Navigating Uncertainties – Lessons from Commencement Speaker 2025, Dr Aaron Maniam (Part 2)

By Ishani Anirudh Patil (Political Science + NUSC’25) .

Dr Aaron Maniam speaking at the Obama Foundation Leaders: Asia-Pacific Program 2023 in Athens.

In Part 2 of our Conversation Series with Dr Aaron Maniam, we chatted about the spirit of NUS College; the importance of giving back as graduates, and his own experience as a faculty in the University Scholars Programme.

Dr Maniam is a researcher and academic at the University of Oxford’s Blavantik School of Government. His focus lies at the intersection of technology, public policy, and public administration, as well as strategic futures and public sector foresight. He currently co-chairs the World Economic Forum’s Global Future Council on GovTech and Digital Public Infrastructure and serves on the OECD’s Expert Group on Artificial Intelligence Futures. With two decades of experience in the Singapore Public Service, his perspectives link theory and practice.

The importance of giving back to the NUSC Community

Whether we realise it or not, “the vast majority of us have received something, at least once, that has helped us in our journeys; be it a prize, a bursary, words of advice, or even the time of day.” So, in a sense, giving is really a moral duty, Aaron believes. As we all have benefitted from the goodwill of others at some point, it is important to pay it forward.

Dr Maniam’s Commencement Ceremony speech also drew important connections between Love and Giving. “We are all intertemporally connected to past and future generations” through these two concepts. Just like giving, we are products of the love we receive from families, communities, and institutions throughout our lives.

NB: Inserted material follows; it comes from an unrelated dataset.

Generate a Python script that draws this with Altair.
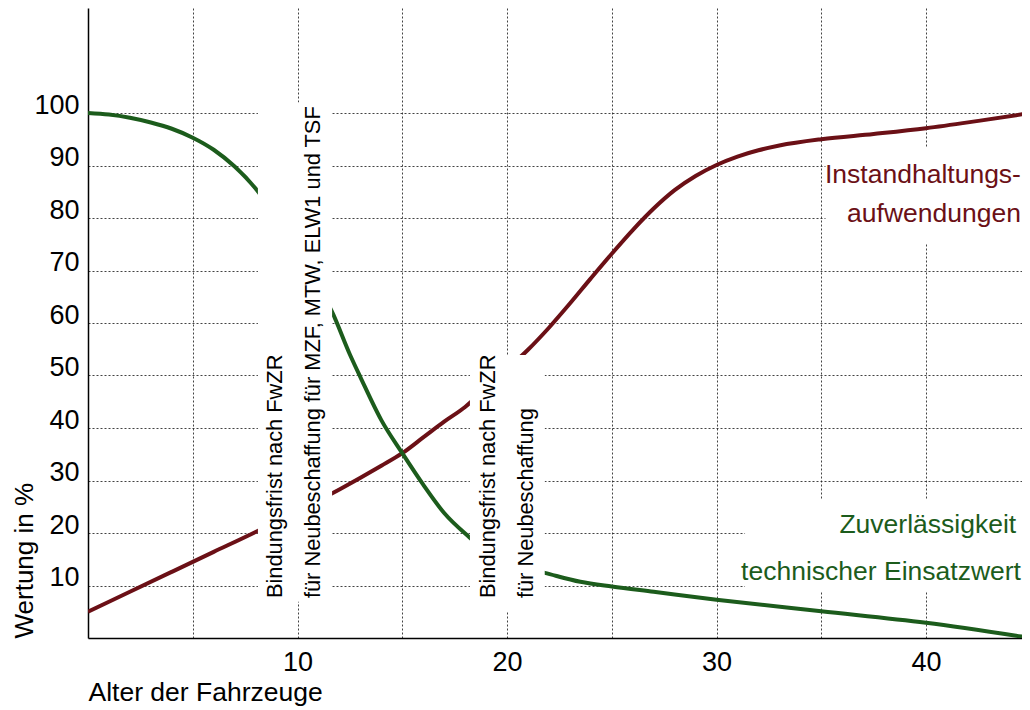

What we pass on is dependent on our lived experiences, and there are lots of ways to give back that aren’t financial in nature. Time, for example, is invaluable. Mentoring a young student, working with an intern to help make their experience more fruitful, or coming back to NUS for a career talk are all substantial ways to give back to the academic community.

Aaron also notes that there is an “intrinsic attractiveness to giving.” For one, there is the satisfaction of watching someone you mentor grow, develop, and learn new insights. He fondly remembers when he served as a faculty in the Obama Foundation Leaders’ Programme. As attendees shared their feedback towards the end of the sessions, the faculty members realised that they gained as much from the programme as the students did! Through interactions with one another, and sharing of ideas with the students, both the facilitators and the attendees benefitted massively – rather than a unilateral exchange.

Aaron’s Experience at University Scholars Programme

Dr Maniam has had a fruitful experience as an adjunct faculty member of the University Scholars Programme, since 2010. He taught modules on “Leadership in a Complex World” and “Polycentric Governance: Pitfalls and Possibilities”. Even after leaving Singapore for Oxford, he stayed closely connected to the college as an adjunct.

When you teach, you have to understand issues so much more rigorously than you might think,” Aaron explains. But the fruits of this rigor are deeply rewarding; it is lovely to watch students acquire a new lens and run with it.

Sometimes it takes years,” he jokes. “I’ve had students write to me, six, seven, even eight years after leaving university, to share a sudden realisation from a class.” He laughs when this happens, because such impacts cannot be captured in any year-end feedback survey. In fact, part of the value from what one teaches is only be felt in the medium term.

Despite the myriad of changes in tech-savviness, nature of assignments, and administration, Aaron remarks that the fundamental curiosity within students has remained unchanged throughout the evolution of USP to NUS College. There has always been a ‘desire for impact’ in students; an interest in connecting different parts of knowledge to one another, to link theory to a real world application. This is directly reflected by the focus on service in the ethos of both USP and NUS College.